Kibret Mequanint’s work in the area of tissue engineering has taken the next step toward helping thousands of Canadians with vascular problems.
Growing blood vessels in his lab, the associate chemical engineering professor’s alternative to synthetic vessels allows for less chance of patient rejection following, for example, bypass surgery. There are more than 23,000 bypass surgeries in Canada each year.
“These synthetic materials are no good and nature is not kind enough to supply us with spare parts to take from here and there. So why can’t we then fabricate a natural tissue?” Mequanint asks. “It is essentially making a spare part in a lab and one day being able to use it. All the people working in tissue engineering, their Holy Grail is getting it into the clinic.”
While the major clinical application is still a few years off, what is available now is the opportunity to use these tissues to study disease.
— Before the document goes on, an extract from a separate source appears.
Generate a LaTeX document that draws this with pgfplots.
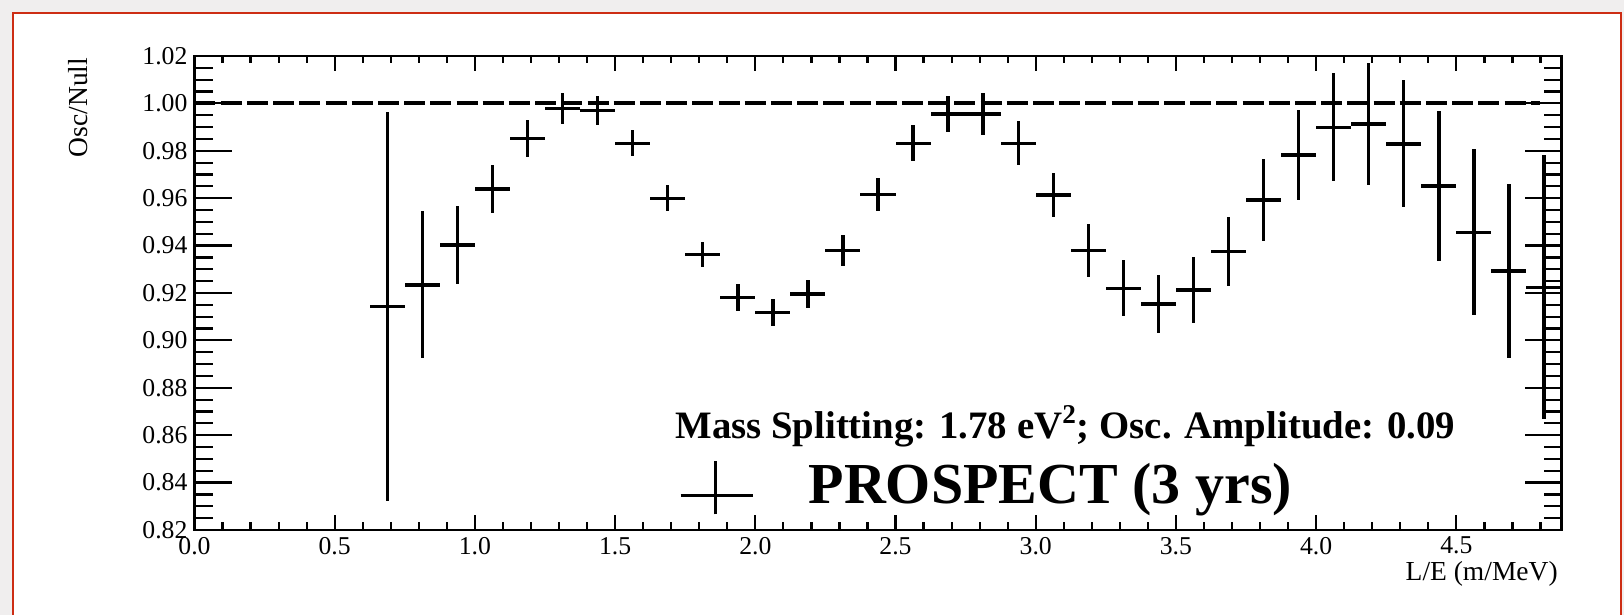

“For example, if you want to develop a drug for treating cardiovascular disease, you can test the drug on this tissue in order to test the affect of the drug,” he says. “Translation from mice doesn’t really transfer to humans that well, so it creates this gap. This can close that gap.”
Mequanint’s research involves taking cells from patients when they are diagnosed with vascular disease. After making a tubular template of the blood vessel, it is then covered with the patient’s own cells. This matures in bioreactor (incubator) where the cells break down the template and replace it with their own special proteins, similar to what the body would produce on its own.
After the cells have dismantled the template Mequanint built, there is nothing foreign about the engineered vessels, thus lowering the chance of rejection considerably.
But until now, the one stumbling block has been developing a blood vessel substitute with sufficient amounts of elastin, the protein allowing vessels to act similar to a rubber band, Mequanint says.
Elastin, for the most part, peaks sometime just before birth and shuts down a couple months afterward. Most patients for this procedure are in their 50s and 60s and out of elastin.
“In taking cells from these folks, our goal is to tweak these cells such that they would produce it … and that each cell should be able to somehow go back in their earlier stages of development,” Mequanint says. “Basically, we’re trying to remind cells that you may have done it once upon it a time, so is there any way you can do it again?”
This latest research was recently profiled on the cover of Tissue Engineering magazine.
While Mequanint’s work solves part of the challenge, developing something for clinical application is easier said than done. “We are a step closer. We can, in fact, say these cells are capable of making the critical component needed,” he says. “Now that we found this missing protein, it will hopefully speed the process. We think we are much more ahead now, and we’ll see what happens.
“I never lose sight of what my ultimate goal is and that is to develop a product for clinical use. You can always do great science, but unless it goes beyond the science it will just sit there on the shelf and nothing will happen.”